The Court of Appeal was therefore in error; the statutory duty to afford the tenant the use of the leased property does not of itself embrace an obligation to protect him from competition, although in a special case such an obligation may arise under para. 242 BGB, as well as paras 133, 157 BGB. But in applying para. 157, 242 BGB, one must take into account all the relevant circumstances and not, as the Court of Appeal did, just the needs of the contractual licensee; it would be a severe restriction on the rights of the owner of property in a street devoted to one kind of business if he could not let his property to the practitioners of that very business.

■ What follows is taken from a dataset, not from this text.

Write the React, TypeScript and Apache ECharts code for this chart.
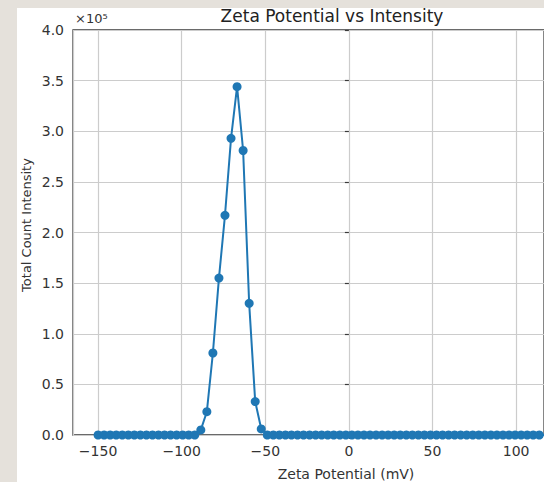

In this case we cannot establish and define the defendant's duty without a fresh evaluation of the interests of both parties, and an examination of the way the contract between them came into being. If it appears that the defendant should have taken some account of the plaintiff's interests when he was letting no. 67, then one must look into his contract with L. in order to see whether he can really be expected to terminate it, and perhaps pay L. an indemnity. While the appellant is wrong to say that such a remedy lies only for faulty breach of contract and not in specific performance, it would nevertheless be an unacceptable extension of the landlord's duty to protect his tenant from competition to hold that although the defendant was not guilty of any faulty breach of contract, he was nevertheless bound, as against the plaintiff, to terminate his contract with L., no matter what the cost. On the question of breach of contract, the appellant is right to point out that the letters of the parties in September 1929 must be taken in to account. The case must be decided afresh in the light of these observations.